To be concrete, consider an alternative decision in September 2008 to fully guarantee deposits and guarantee new issues. These new issues could be guaranteed out to some maximum maturity with the agreement of the Department of Finance and the policy of guaranteeing new issues could be reviewed in three or six months.
Such a policy would have allowed for a review that could have deemed Anglo Irish Bank to be no longer covered by the guarantee. This would have given real teeth to the later plan to split Anglo into a good bank and bad bank because the bad bank could have ended up with debt that has since been paid off by an Irish government unwilling to dishonour its guarantee.
The failure to focus on new issues, and to instead guarantee all debt up to September 2010, has also lead to the potentially serious problem we now face in rolling over bank debt over the next few months.
The government was slow to introduce a new scheme that focused on guaranteeing new issues out to maturity. The ELG scheme was passed in December 2009 and did not start operating until earlier this year. For this reason, the banks issued very large amounts of debt after October 2008 that mature prior to October 2010: €57.8 billion in senior debt and €16.4 billion in interbank deposits. The introduction of a scheme that focused only on new issues could have been designed in a way that avoided the single “wall of cash” moment that we have descending upon us.

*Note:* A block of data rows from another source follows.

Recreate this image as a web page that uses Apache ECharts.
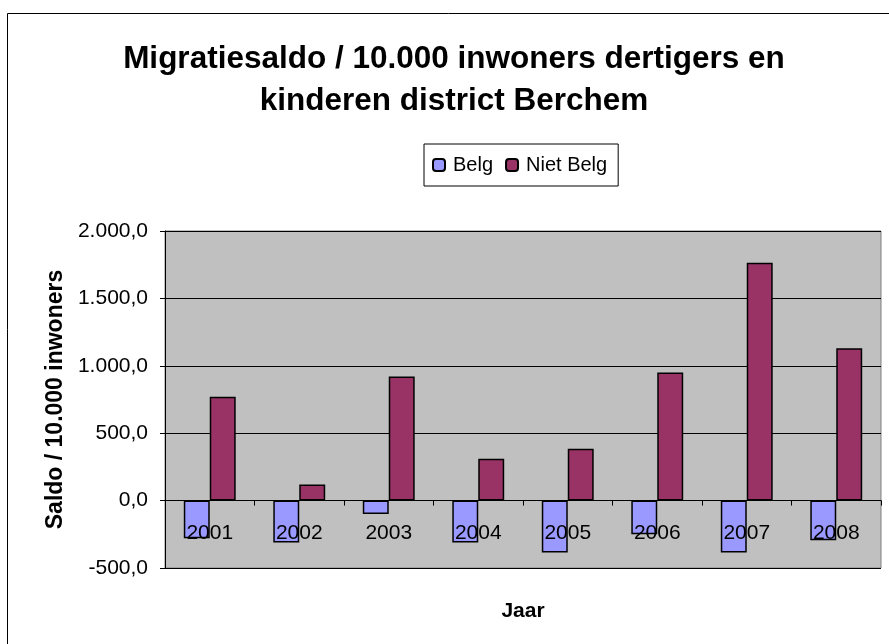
<!DOCTYPE html>
<html>
<head>
<meta charset="utf-8">
<script src="https://cdn.jsdelivr.net/npm/echarts@6/dist/echarts.min.js"></script>
<style>
  html, body { margin: 0; padding: 0; background: #fff; }
  #chart { width: 889px; height: 644px; }
</style>
</head>
<body>
<div id="chart"></div>
<script>
const years = ['2001', '2002', '2003', '2004', '2005', '2006', '2007', '2008']
const belg = [-280, -310, -100, -310, -385, -250, -385, -295]
const nietBelg = [770, 120, 920, 310, 385, 950, 1765, 1130]

// Dutch number format: 2.000,0
const fmt = v => {
  const s = Math.abs(v).toFixed(1).split('.')
  const int = s[0].replace(/\B(?=(\d{3})+(?!\d))/g, '.')
  return (v < 0 ? '-' : '') + int + ',' + s[1]
}

const chart = echarts.init(document.getElementById('chart'))
chart.setOption({
  animation: false,
  textStyle: { fontFamily: 'Liberation Sans, Arial, sans-serif' },
  title: {
    text: 'Migratiesaldo / 10.000 inwoners dertigers en\nkinderen district Berchem',
    left: 449, top: 33, textAlign: 'center',
    textStyle: { fontSize: 31.5, fontWeight: 'bold', color: '#000', lineHeight: 42 },
  },
  legend: {
    left: 424, top: 144,
    padding: [11, 11, 11, 8],
    borderColor: '#000', borderWidth: 1,
    itemWidth: 12, itemHeight: 12, itemGap: 12,
    textStyle: { fontSize: 20, color: '#000', padding: [0, 0, 0, 3] },
    data: ['Belg', 'Niet Belg'],
  },
  grid: {
    left: 165, right: 8, top: 231, bottom: 76,
    outerBoundsMode: 'none', containLabel: false,
    show: true, backgroundColor: '#C0C0C0', borderColor: '#808080', borderWidth: 1,
  },
  xAxis: {
    type: 'category', data: years, z: 5,
    // axis sits on the 0 line (2000 of 2500 units down a 337px grid)
    offset: -67.4,
    name: 'Jaar', nameLocation: 'middle', nameGap: 100,
    nameTextStyle: { fontSize: 21, fontWeight: 'bold', color: '#000' },
    axisLine: { onZero: false, lineStyle: { color: '#000', width: 1 } },
    axisTick: { show: true, alignWithLabel: false, length: 5, lineStyle: { color: '#000' } },
    axisLabel: { fontSize: 21, color: '#000', margin: 22 },
  },
  yAxis: {
    type: 'value', min: -500, max: 2000, interval: 500,
    name: 'Saldo / 10.000 inwoners', nameLocation: 'middle', nameGap: 98, nameRotate: 90,
    nameTextStyle: { fontSize: 23, fontWeight: 'bold', color: '#000' },
    axisLine: { show: true, lineStyle: { color: '#000' } },
    axisTick: { show: true, length: 5, lineStyle: { color: '#000' } },
    axisLabel: { fontSize: 21, color: '#000', margin: 17, formatter: fmt },
    splitLine: { show: true, lineStyle: { color: '#000', width: 1 } },
  },
  series: [
    {
      name: 'Belg', type: 'bar', data: belg, barGap: '0%', barCategoryGap: '42%',
      itemStyle: { color: '#9999FF', borderColor: '#000', borderWidth: 1.5 },
    },
    {
      name: 'Niet Belg', type: 'bar', data: nietBelg, barGap: '0%', barCategoryGap: '42%',
      itemStyle: { color: '#993366', borderColor: '#000', borderWidth: 1.5 },
    },
  ],
  graphic: [{
    type: 'rect', z: 100, silent: true,
    shape: { x: 7.5, y: 13.5, width: 900, height: 700 },
    style: { fill: null, stroke: '#000', lineWidth: 1 },
  }],
})
</script>
</body>
</html>
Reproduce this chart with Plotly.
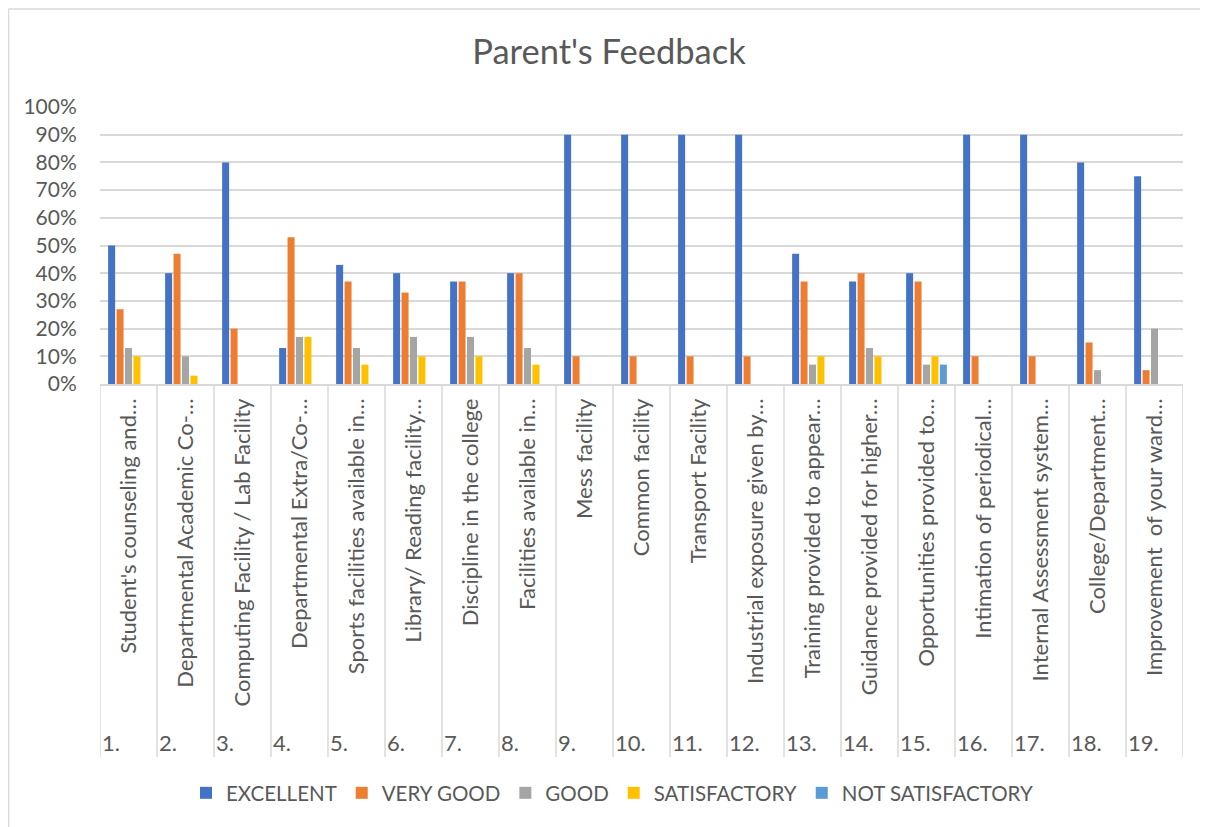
import plotly.graph_objects as go

numbers = ["1.", "2.", "3.", "4.", "5.", "6.", "7.", "8.", "9.", "10.",
           "11.", "12.", "13.", "14.", "15.", "16.", "17.", "18.", "19."]
labels = [
    "Student's counseling and…",
    "Departmental Academic Co-…",
    "Computing Facility / Lab Facility",
    "Departmental Extra/Co-…",
    "Sports facilities available in…",
    "Library/ Reading facility…",
    "Discipline in the college",
    "Facilities available in…",
    "Mess facility",
    "Common facility",
    "Transport Facility",
    "Industrial exposure given by…",
    "Training provided to appear…",
    "Guidance provided for higher…",
    "Opportunities provided to…",
    "Intimation of periodical…",
    "Internal Assessment system…",
    "College/Department…",
    "Improvement  of your ward…",
]
excellent = [0.50, 0.40, 0.80, 0.13, 0.43, 0.40, 0.37, 0.40, 0.90, 0.90,
             0.90, 0.90, 0.47, 0.37, 0.40, 0.90, 0.90, 0.80, 0.75]
very_good = [0.27, 0.47, 0.20, 0.53, 0.37, 0.33, 0.37, 0.40, 0.10, 0.10,
             0.10, 0.10, 0.37, 0.40, 0.37, 0.10, 0.10, 0.15, 0.05]
good = [0.13, 0.10, 0, 0.17, 0.13, 0.17, 0.17, 0.13, 0, 0,
        0, 0, 0.07, 0.13, 0.07, 0, 0, 0.05, 0.20]
satisfactory = [0.10, 0.03, 0, 0.17, 0.07, 0.10, 0.10, 0.07, 0, 0,
                0, 0, 0.10, 0.10, 0.10, 0, 0, 0, 0]
not_satisfactory = [0, 0, 0, 0, 0, 0, 0, 0, 0, 0,
                    0, 0, 0, 0, 0.07, 0, 0, 0, 0]

series = [
    ("EXCELLENT", excellent, "#4472C4"),
    ("VERY GOOD", very_good, "#ED7D31"),
    ("GOOD", good, "#A5A5A5"),
    ("SATISFACTORY", satisfactory, "#FFC000"),
    ("NOT SATISFACTORY", not_satisfactory, "#5B9BD5"),
]

FONT = "Lato"
TXT = "#595959"
GRID = "#D9D9D9"
OFF = 8  # page body margin
W, H = 1208 - OFF, 827 - OFF
L, R, T = 100 - OFF, W - (1183 - OFF), 107 - OFF
B = H - (384 - OFF)
PH = H - T - B
PW = W - L - R


def py(pix):
    return (H - B - (pix - OFF)) / PH


def px(pix):
    return ((pix - OFF) - L) / PW


xs = list(range(len(labels)))
fig = go.Figure()
for name, vals, col in series:
    fig.add_trace(go.Bar(x=xs, y=vals, name=name, marker_color=col,
                         marker_line_width=0))

shapes = []
for i in range(len(labels) + 1):
    shapes.append(dict(type="line", xref="x", yref="paper",
                       x0=i - 0.5, x1=i - 0.5, y0=0, y1=py(757),
                       line=dict(color=GRID, width=1.5)))
# chart border (left and top)
shapes.append(dict(type="line", xref="paper", yref="paper",
                   x0=px(8.5), x1=px(1215), y0=py(9), y1=py(9),
                   line=dict(color=GRID, width=1.5)))
shapes.append(dict(type="line", xref="paper", yref="paper",
                   x0=px(8.5), x1=px(8.5), y0=py(9), y1=py(835),
                   line=dict(color=GRID, width=1.5)))

annotations = []
for i, n in enumerate(numbers):
    annotations.append(dict(text=n, xref="x", yref="paper", x=i - 0.5,
                            y=py(743), xanchor="left", yanchor="middle",
                            xshift=0, showarrow=False,
                            font=dict(family=FONT, size=22, color=TXT)))

fig.update_layout(
    width=W, height=H,
    margin=dict(l=L, r=R, t=T, b=B, autoexpand=False),
    paper_bgcolor="white", plot_bgcolor="white",
    barmode="group", bargap=0.26, bargroupgap=0.17,
    title=dict(text="Parent's Feedback", x=px(609), xanchor="center",
               xref="paper", y=1 - (52 - OFF) / H, yanchor="middle",
               font=dict(family=FONT, size=34.5, color=TXT)),
    font=dict(family=FONT, color=TXT),
    showlegend=True,
    legend=dict(orientation="h", x=px(612), xanchor="center", y=py(793),
                yanchor="middle", font=dict(family=FONT, size=20.5, color=TXT),
                itemwidth=30, traceorder="normal"),
    xaxis=dict(tickmode="array", tickvals=xs, ticktext=labels,
               tickangle=-90, range=[-0.5, len(labels) - 0.5],
               showgrid=False, zeroline=False, showline=True,
               linecolor=GRID, linewidth=1.5, ticks="",
               ticklabelstandoff=4,
               tickfont=dict(family=FONT, size=22, color=TXT)),
    yaxis=dict(range=[0, 1.0], dtick=0.1, tickformat=".0%",
               showgrid=True, gridcolor=GRID, gridwidth=1.5,
               zeroline=False, showline=False,
               ticks="outside", ticklen=18, tickcolor="rgba(0,0,0,0)",
               tickfont=dict(family=FONT, size=21, color=TXT)),
    shapes=shapes, annotations=annotations,
)

fig.write_html("out.html")
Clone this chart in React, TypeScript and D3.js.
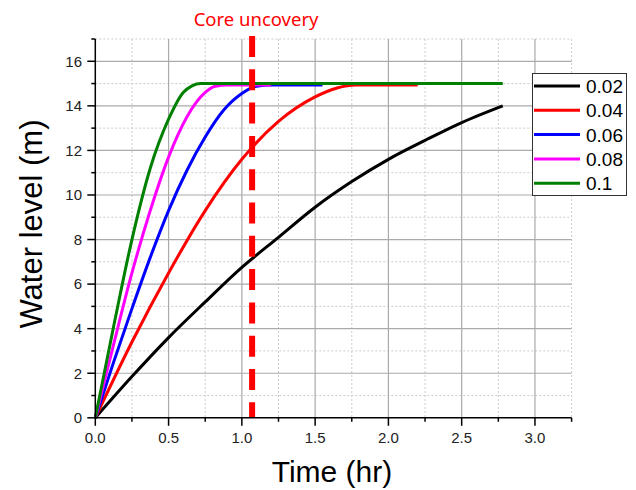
import React from 'react'
import * as d3 from 'd3'

// values
const t002 = [0, 0.25, 0.5, 0.75, 1.0, 1.25, 1.5, 1.75, 2.0, 2.25, 2.5, 2.78]
const v002 = [0, 1.85, 3.6, 5.2, 6.75, 8.1, 9.45, 10.6, 11.6, 12.45, 13.25, 14.0]

const t004 = [0, 0.25, 0.5, 0.75, 1.0, 1.25, 1.5, 1.65, 1.78, 2.2]
const v004 = [0, 3.4, 6.5, 9.3, 11.6, 13.3, 14.4, 14.8, 14.93, 14.93]

const t006 = [0, 0.125, 0.25, 0.375, 0.5, 0.625, 0.75, 0.875, 1.0, 1.1, 1.2, 1.55]
const v006 = [0, 2.5, 4.9, 7.2, 9.3, 11.1, 12.6, 13.8, 14.55, 14.88, 14.93, 14.93]

const t008 = [0, 0.125, 0.25, 0.375, 0.5, 0.625, 0.75, 0.82, 0.9, 1.2]
const v008 = [0, 3.3, 6.5, 9.3, 11.7, 13.5, 14.6, 14.88, 14.93, 14.93]

const t01 = [0, 0.125, 0.25, 0.375, 0.5, 0.6, 0.66, 0.72, 2.78]
const v01 = [0, 4.1, 8.0, 11.2, 13.4, 14.6, 14.9, 15, 15]

const seriesNames = ['0.02', '0.04', '0.06', '0.08', '0.1']
const seriesColors = ['#000000', '#ff0000', '#0000ff', '#ff00ff', '#008000']
const seriesT = [t002, t004, t006, t008, t01]
const seriesV = [v002, v004, v006, v008, v01]

const xMajor = [0, 0.5, 1.0, 1.5, 2.0, 2.5, 3.0]
const xMinor = [0.25, 0.75, 1.25, 1.75, 2.25, 2.75, 3.25]
const yMajor = [0, 2, 4, 6, 8, 10, 12, 14, 16]
const yMinor = [1, 3, 5, 7, 9, 11, 13, 15, 17]

const coreUncovery = 1.07

const W = 636
const H = 490
const FONT = 'Arial, "Liberation Sans", sans-serif'

export default function App() {
  const x = d3.scaleLinear().domain([0, 3.25]).range([95.3, 571.6])
  const y = d3.scaleLinear().domain([0, 17]).range([417.8, 39])

  const line = d3
    .line<[number, number]>()
    .x(d => x(d[0]))
    .y(d => y(d[1]))
    .curve(d3.curveMonotoneX)

  const x0 = x(0)
  const x1 = x(3.25)
  const y0 = y(0)
  const y1 = y(17)

  return (
    <div style={{ position: 'absolute', left: 0, top: 0 }}>
      <svg width={W} height={H} style={{ display: 'block', background: '#fff' }}>
        {/* minor grid */}
        <g stroke="#cccccc" strokeWidth={1} strokeDasharray="2,2">
          {xMinor.map(t => (
            <line key={'xm' + t} x1={x(t)} x2={x(t)} y1={y1} y2={y0} />
          ))}
          {yMinor.map(v => (
            <line key={'ym' + v} x1={x0} x2={x1} y1={y(v)} y2={y(v)} />
          ))}
        </g>
        {/* major grid */}
        <g stroke="#aaaaaa" strokeWidth={1.2}>
          {xMajor.slice(1).map(t => (
            <line key={'xg' + t} x1={x(t)} x2={x(t)} y1={y1} y2={y0} />
          ))}
          {yMajor.slice(1).map(v => (
            <line key={'yg' + v} x1={x0} x2={x1} y1={y(v)} y2={y(v)} />
          ))}
        </g>

        {/* curves */}
        {seriesNames.map((name, i) => (
          <path
            key={name}
            d={line(seriesT[i].map((t, j) => [t, seriesV[i][j]] as [number, number])) || ''}
            fill="none"
            stroke={seriesColors[i]}
            strokeWidth={3}
            strokeLinejoin="round"
          />
        ))}

        {/* core uncovery marker */}
        <line
          x1={x(coreUncovery)}
          x2={x(coreUncovery)}
          y1={36}
          y2={y0}
          stroke="#ff0000"
          strokeWidth={6}
          strokeDasharray="21,12.3"
        />
        <text
          x={x(coreUncovery) + 4}
          y={26}
          textAnchor="middle"
          fill="#ff0000"
          fontFamily='"Noto Sans", sans-serif'
          fontSize={18.5}
        >
          Core uncovery
        </text>

        {/* axes */}
        <g stroke="#000" strokeWidth={1.5}>
          <line x1={x0} x2={x0} y1={y1} y2={y0 + 0.75} />
          <line x1={x0 - 0.75} x2={x1} y1={y0} y2={y0} />
          {xMajor.map(t => (
            <line key={'xt' + t} x1={x(t)} x2={x(t)} y1={y0} y2={y0 + 8} />
          ))}
          {xMinor.map(t => (
            <line key={'xmt' + t} x1={x(t)} x2={x(t)} y1={y0} y2={y0 + 4} />
          ))}
          {yMajor.map(v => (
            <line key={'yt' + v} x1={x0 - 8} x2={x0} y1={y(v)} y2={y(v)} />
          ))}
          {yMinor.map(v => (
            <line key={'ymt' + v} x1={x0 - 4} x2={x0} y1={y(v)} y2={y(v)} />
          ))}
        </g>
        <g fontFamily={FONT} fontSize={15} fill="#222">
          {xMajor.map(t => (
            <text key={'xl' + t} x={x(t)} y={443} textAnchor="middle">
              {d3.format('.1f')(t)}
            </text>
          ))}
          {yMajor.map(v => (
            <text key={'yl' + v} x={82} y={y(v) + 5.3} textAnchor="end">
              {v}
            </text>
          ))}
        </g>

        {/* axis titles */}
        <text x={332} y={482} textAnchor="middle" fontFamily={FONT} fontSize={30} fill="#000">
          Time (hr)
        </text>
        <text
          transform={`translate(42,224) rotate(-90)`}
          textAnchor="middle"
          fontFamily={FONT}
          fontSize={31}
          fill="#000"
        >
          Water level (m)
        </text>

        {/* legend */}
        <rect x={532.5} y={73.5} width={94} height={122} fill="#fff" stroke="#333" strokeWidth={1} />
        {seriesNames.map((name, i) => (
          <g key={'lg' + name} transform={`translate(0,${86 + i * 24.3})`}>
            <line x1={534} x2={580} y1={0} y2={0} stroke={seriesColors[i]} strokeWidth={3} />
            <text x={586} y={7} fontFamily={FONT} fontSize={19} fill="#000">
              {name}
            </text>
          </g>
        ))}
      </svg>
    </div>
  )
}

Governor Honohan is more than capable of speaking for himself on these issues, so I don’t want to get into the question of the importance he places on the qualifications he has aired (i.e. whether it is the case, as I heard on the radio last Friday from a political commentator, that he was 97% in favour of the guarantee!)
However, speaking for myself, I think these flaws in the original formulation of the guarantee are extremely serious and may prove to be very costly.